The Sav–Wts–Hpo pathway limits organ size by restricting cell growth and proliferation, and by activating apoptosis. Using D. melanogaster eye and wing discs as models for tissue growth, the groups showed that loss of the tumour suppressor Fat induces tissue overgrowth, unperturbed cell cycling and an inability to enter senescence. This phenotype is the same as that generated by the loss of Sav–Wts–Hpo signalling in these tissues, in part owing to the deregulated expression of the Sav–Wts–Hpo target gene cyclin E. Intriguingly, although the anti-apoptotic protein DIAP1 accumulates in fat mutant tissue, fat seems to be dispensable for developmental apoptosis. All three groups show that Fat is genetically and biochemically upstream of, and a positive regulator of, members of the Sav–Wts–Hpo signalling pathway.

Fat is a large transmembrane receptor, and the groups show that Fat functions upstream of Expanded (Ex), one of the upstream components of the Sav–Wts–Hpo pathway Fat is required for the stability and/or localization of Ex to the apical membrane of epithelial tissues. However, Fat was not required for the localization of Merlin, another upstream component, indicating that Merlin probably interacts with an alternative membrane-associated protein in a parallel pathway to Fat–Ex.
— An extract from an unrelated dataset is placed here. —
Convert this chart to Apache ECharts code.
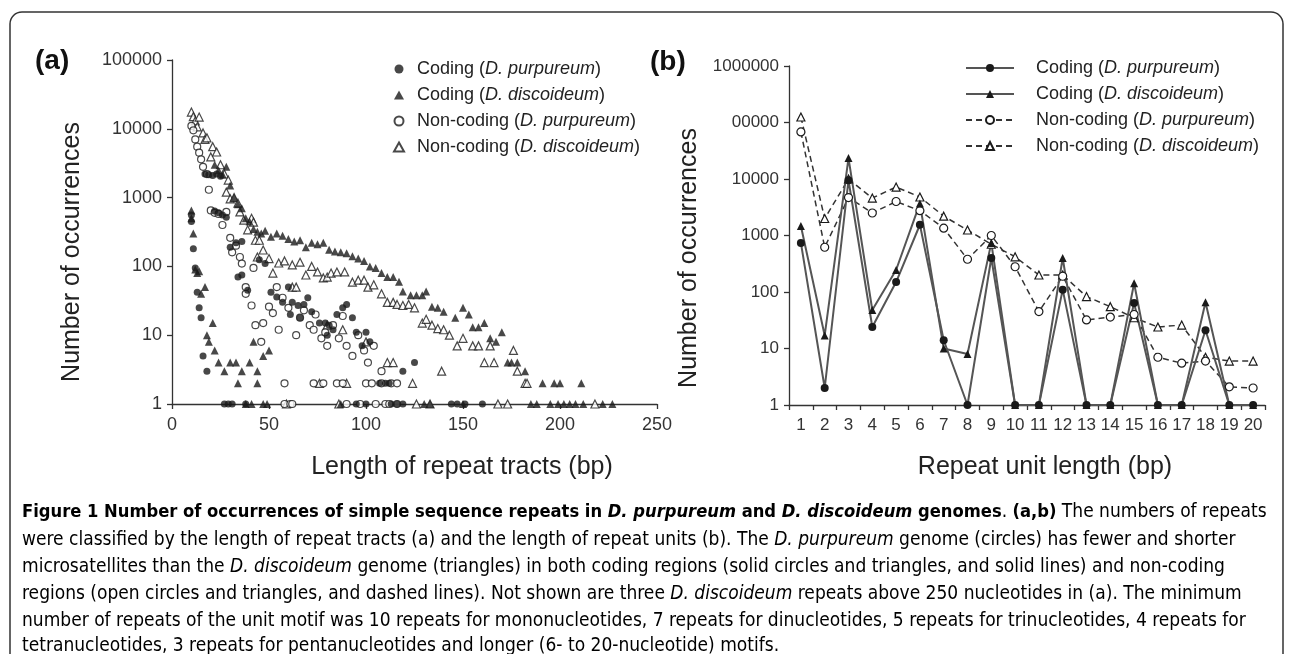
<!DOCTYPE html>
<html>
<head>
<meta charset="utf-8">
<script src="https://cdn.jsdelivr.net/npm/echarts@6/dist/echarts.min.js"></script>
<style>
html,body{margin:0;padding:0;background:#fff;}
#main{width:1290px;height:654px;}
</style>
</head>
<body>
<div id="main"></div>
<script>
// (a) [length of repeat tract (bp), number of occurrences]
var codingPurA = [
  [10,560],[10,450],[11,180],[12,95],[13,42],[14,25],[15,18],[16,5],[18,3],
  [17,2200],[19,2150],[21,2100],[23,2200],[25,2050],
  [22,640],[24,600],[26,560],[28,520],
  [30,190],[33,220],[36,230],[34,70],[36,75],[39,45],[45,125],[48,110],
  [51,42],[54,36],[57,30],[60,50],[62,30],[65,27],[68,28],[70,35],[61,20],[66,18],[72,22],
  [76,15],[79,15],[81,14],[83,12],[85,20],[88,25],[90,28],[93,18],[95,11],[100,11],[80,10],
  [98,7],[102,8],[107,2],[110,2],[112,2],[119,3],[125,4],
  [27,1],[29,1],[31,1],[38,1],[95,1],[100,1],[113,1],[116,1],[119,1],[144,1],[147,1],[151,1],[160,1]
];
var codingDisA = [
  [10,650],[10,500],[11,300],[12,90],[13,80],[14,85],[15,40],[17,50],[18,10],[19,8],[21,15],
  [22,6],[24,4],[27,3],[30,4],[33,4],[36,3],[40,4],[44,3],[34,2],[44,2],[47,5],[50,6],[42,8],
  [22,3000],[24,2500],[26,2200],[28,2800],[30,1500],[32,1000],[34,800],[36,700],[38,500],[40,450],
  [42,350],[44,320],[46,300],[48,330],[51,270],[54,300],[57,280],[60,250],[63,230],[66,240],
  [69,190],[72,220],[75,210],[78,220],[81,175],[84,165],[87,160],[90,155],[93,140],[96,130],
  [99,120],[102,100],[105,95],[108,80],[111,70],[114,70],[117,60],[119,43],[123,38],[126,38],
  [129,38],[131,43],[134,26],[137,25],[140,22],[146,18],[150,25],[153,20],[155,13],[158,13],
  [161,15],[164,9],[167,8],[170,11],[173,4],[175,4],[178,4],[182,3],[191,2],[197,2],[200,2],[211,2],
  [38,1],[41,1],[47,1],[49,1],[87,1],[130,1],[133,1],[150,1],[185,1],[188,1],[195,1],[199,1],
  [202,1],[205,1],[208,1],[212,1],[222,1],[227,1]
];
var nonPurA = [
  [10,11000],[11,9500],[12,7000],[13,5500],[14,4500],[15,3600],[16,2800],[18,2200],[19,1300],
  [20,650],[22,600],[24,580],[26,400],[28,620],[30,260],[31,160],[33,200],[35,137],[36,110],
  [38,50],[38,40],[41,27],[42,95],[43,14],[46,8],[47,15],[50,26],[52,21],[54,50],[55,12],[57,35],
  [60,25],[64,10],[66,18],[68,23],[71,14],[73,12],[74,20],[77,9],[79,11],[80,7],[83,14],[86,9],
  [88,19],[90,7],[93,5],[96,10],[99,6],[101,4],[104,7],[108,3],
  [58,2],[73,2],[78,2],[85,2],[88,2],[100,2],[103,2],[108,2],[113,2],[116,2],
  [58,1],[61,1],[62,1],[90,1],[97,1],[105,1],[110,1],[112,1],[116,1]
];
var nonDisA = [
  [10,17500],[11,15000],[12,13000],[13,10700],[14,14800],[16,8700],[17,7000],[18,7400],[20,3900],
  [21,5500],[23,4600],[25,3000],[27,2200],[28,1200],[29,1800],[30,960],[32,1000],[34,830],[35,620],
  [37,470],[39,340],[41,500],[42,440],[43,240],[44,137],[45,240],[47,173],[50,130],[52,80],[55,112],
  [58,120],[62,105],[62,50],[66,115],[69,75],[72,100],[75,83],[78,68],[80,70],[82,80],[85,83],
  [89,83],[93,59],[96,63],[99,63],[101,50],[104,54],[108,40],[111,30],[114,30],[116,28],[119,27],
  [122,28],[125,25],[129,15],[131,17],[134,14],[137,12.5],[140,12],[143,10],[147,7],[150,9],
  [155,7],[158,7],[161,4],[164,7],[166,4],[176,6],[178,3],[182,2],
  [64,50],[80,14],[88,12],[100,8],[111,4],[114,4],[139,3],[124,2],[183,2],[76,2],[90,2],
  [59,1],[86,1],[126,1],[133,1],[168,1],[173,1],[218,1]
];

// (b) repeat unit length (bp)
var unitLengths = ['1','2','3','4','5','6','7','8','9','10','11','12','13','14','15','16','17','18','19','20'];
var codingPurB = [740, 2, 9500, 24, 150, 1550, 14, 1, 400, 1, 1, 110, 1, 1, 64, 1, 1, 21, 1, 1];
var codingDisB = [1470, 17, 23500, 48, 245, 3700, 10, 8, 740, 1, 1, 400, 1, 1, 143, 1, 1, 66, 1, 1];
var nonPurB = [68000, 620, 4700, 2500, 4000, 2750, 1350, 380, 1000, 280, 45, 190, 32, 36, 40, 7, 5.5, 6, 2.1, 2];
var nonDisB = [125000, 2000, 10000, 4600, 7200, 4800, 2200, 1250, 700, 420, 200, 200, 83, 55, 35, 24, 26, 7, 6, 6];

// tick labels of the log axes ("00000" is clipped in the original figure)
var yTicksA = ['1','10','100','1000','10000','100000'];
var yTicksB = ['1','10','100','1000','10000','00000','1000000'];

// legend text: [prefix, species]
var legendParts = [
  ['Coding', 'D. purpureum'],
  ['Coding', 'D. discoideum'],
  ['Non-coding', 'D. purpureum'],
  ['Non-coding', 'D. discoideum']
];

var FONT = '"Liberation Sans", Arial, sans-serif';
var CAPFONT = '"Liberation Sans Narrow", "DejaVu Sans Condensed", sans-serif';
var INK = '#1a1a1a';
var AXIS = '#333';

var chart = echarts.init(document.getElementById('main'), null, {renderer: 'canvas'});

function logLabel(ticks) {
  return function (v) {
    var i = Math.round(Math.log(v) / Math.LN10);
    return ticks[i] !== undefined ? ticks[i] : '';
  };
}

function legendFmt(name) {
  var p = legendParts[+name.charAt(1)];
  return '{s|}{n|' + p[0] + ' (}{i|' + p[1] + '}{n|)}';
}

function legendRich(gap) {
  return {
    s: {width: gap},
    n: {fontFamily: FONT, fontSize: 18, color: '#222', lineHeight: 20},
    i: {fontFamily: FONT, fontSize: 18, color: '#222', fontStyle: 'italic', lineHeight: 20}
  };
}

var axisCommon = {
  axisLine: {show: true, lineStyle: {color: AXIS, width: 1.3}},
  axisTick: {show: true, inside: false, length: 5, lineStyle: {color: AXIS, width: 1.3}},
  splitLine: {show: false},
  axisLabel: {fontFamily: FONT, fontSize: 18, color: '#333'}
};

function ax(extra) {
  return echarts.util.merge(echarts.util.clone(axisCommon), extra, true);
}

var filled = {color: INK};
var open = {color: '#fff', borderColor: INK, borderWidth: 1.2};

/** 图注，每行一段 rich 文本 */
var captionLines = [
  '{b|Figure 1 Number of occurrences of simple sequence repeats in }{bi|D. purpureum}{b| and }{bi|D. discoideum}{b| genomes}{n|. }{b|(a,b)}{n| The numbers of repeats}',
  '{n|were classified by the length of repeat tracts (a) and the length of repeat units (b). The }{i|D. purpureum}{n| genome (circles) has fewer and shorter}',
  '{n|microsatellites than the }{i|D. discoideum}{n| genome (triangles) in both coding regions (solid circles and triangles, and solid lines) and non-coding}',
  '{n|regions (open circles and triangles, and dashed lines). Not shown are three }{i|D. discoideum}{n| repeats above 250 nucleotides in (a). The minimum}',
  '{n|number of repeats of the unit motif was 10 repeats for mononucleotides, 7 repeats for dinucleotides, 5 repeats for trinucleotides, 4 repeats for}',
  '{n|tetranucleotides, 3 repeats for pentanucleotides and longer (6- to 20-nucleotide) motifs.}'
];
var captionRich = {
  b: {fontFamily: CAPFONT, fontSize: 18.2, fontWeight: 'bold', color: '#111'},
  bi: {fontFamily: CAPFONT, fontSize: 18.2, fontWeight: 'bold', fontStyle: 'italic', color: '#111'},
  n: {fontFamily: CAPFONT, fontSize: 19, color: '#3a3a3a'},
  i: {fontFamily: CAPFONT, fontSize: 19, fontStyle: 'italic', color: '#3a3a3a'}
};
var captionY = [512, 540, 567, 594, 621, 646];

var graphics = [
  {type: 'rect', shape: {x: 10, y: 12, width: 1273, height: 720, r: 12}, style: {fill: 'none', stroke: '#333', lineWidth: 1.5}, silent: true},
  {type: 'text', x: 35, y: 61, style: {text: '(a)', font: 'bold 28px ' + FONT, fill: '#111', verticalAlign: 'middle'}},
  {type: 'text', x: 650, y: 62, style: {text: '(b)', font: 'bold 28px ' + FONT, fill: '#111', verticalAlign: 'middle'}},
  {type: 'text', x: 72, y: 252, rotation: Math.PI / 2, style: {text: 'Number of occurrences', font: '25px ' + FONT, fill: '#222', align: 'center', verticalAlign: 'middle'}},
  {type: 'text', x: 689, y: 258, rotation: Math.PI / 2, style: {text: 'Number of occurrences', font: '25px ' + FONT, fill: '#222', align: 'center', verticalAlign: 'middle'}},
  {type: 'text', x: 462, y: 467, style: {text: 'Length of repeat tracts (bp)', font: '25px ' + FONT, fill: '#222', align: 'center', verticalAlign: 'middle'}},
  {type: 'text', x: 1045, y: 467, style: {text: 'Repeat unit length (bp)', font: '25px ' + FONT, fill: '#222', align: 'center', verticalAlign: 'middle'}}
];
for (var k = 0; k < captionLines.length; k++) {
  graphics.push({type: 'text', x: 22, y: captionY[k], style: {text: captionLines[k], rich: captionRich, verticalAlign: 'middle'}});
}

var option = {
  animation: false,
  backgroundColor: '#fff',
  grid: [
    {left: 172, top: 60, width: 485, height: 344},
    {left: 789, top: 66, width: 476, height: 339}
  ],
  xAxis: [
    ax({gridIndex: 0, type: 'value', min: 0, max: 250, interval: 50, axisLabel: {margin: 12}}),
    ax({gridIndex: 1, type: 'category', data: unitLengths, axisLabel: {fontSize: 17, margin: 12, interval: 0}, axisTick: {interval: 0}})
  ],
  yAxis: [
    ax({gridIndex: 0, type: 'log', logBase: 10, min: 1, max: 100000, axisLabel: {margin: 10, formatter: logLabel(yTicksA)}}),
    ax({gridIndex: 1, type: 'log', logBase: 10, min: 1, max: 1000000, axisLabel: {margin: 10, fontSize: 17, formatter: logLabel(yTicksB)}})
  ],
  legend: [
    {data: ['a0', 'a1', 'a2', 'a3'], orient: 'vertical', left: 388, top: 55, itemWidth: 10, itemHeight: 9, itemGap: 8,
      selectedMode: false, formatter: legendFmt, textStyle: {rich: legendRich(8)}},
    {data: ['b0', 'b1', 'b2', 'b3'], orient: 'vertical', left: 960, top: 54, itemWidth: 48, itemHeight: 10, itemGap: 8,
      selectedMode: false, formatter: legendFmt, textStyle: {rich: legendRich(17)}}
  ],
  graphic: graphics,
  series: [
    {name: 'a3', type: 'scatter', xAxisIndex: 0, yAxisIndex: 0, clip: false, data: nonDisA, symbol: 'triangle', symbolSize: 8, itemStyle: open},
    {name: 'a2', type: 'scatter', xAxisIndex: 0, yAxisIndex: 0, clip: false, data: nonPurA, symbol: 'circle', symbolSize: 7, itemStyle: open},
    {name: 'a1', type: 'scatter', xAxisIndex: 0, yAxisIndex: 0, clip: false, data: codingDisA, symbol: 'triangle', symbolSize: 8, itemStyle: filled},
    {name: 'a0', type: 'scatter', xAxisIndex: 0, yAxisIndex: 0, clip: false, data: codingPurA, symbol: 'circle', symbolSize: 7, itemStyle: filled},

    {name: 'b3', type: 'line', xAxisIndex: 1, yAxisIndex: 1, data: nonDisB, symbol: 'triangle', symbolSize: 8, showAllSymbol: true,
      itemStyle: open, lineStyle: {color: AXIS, width: 1.5, type: [6, 4]}},
    {name: 'b2', type: 'line', xAxisIndex: 1, yAxisIndex: 1, data: nonPurB, symbol: 'circle', symbolSize: 8, showAllSymbol: true,
      itemStyle: open, lineStyle: {color: AXIS, width: 1.5, type: [6, 4]}},
    {name: 'b1', type: 'line', xAxisIndex: 1, yAxisIndex: 1, data: codingDisB, symbol: 'triangle', symbolSize: 8, showAllSymbol: true,
      itemStyle: filled, lineStyle: {color: '#555', width: 2}},
    {name: 'b0', type: 'line', xAxisIndex: 1, yAxisIndex: 1, data: codingPurB, symbol: 'circle', symbolSize: 8, showAllSymbol: true,
      itemStyle: filled, lineStyle: {color: '#555', width: 2}}
  ]
};

chart.setOption(option);
</script>
</body>
</html>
Together, these papers show that the Sav–Wts–Hpo pathway can respond to extracellular signalling through Fat and potentially other transmembrane receptors. However, the growth-regulatory signal remains unknown. In addition, the closely conserved human homologue of Fat, FAT4, is uncharacterized.

Deregulation of the Sav–Wts–Hpo pathway in human tumours has been reported. Therefore, identifying the signals that activate this pathway might have important implications for our understanding of tumorigenesis and the treatment of cancer.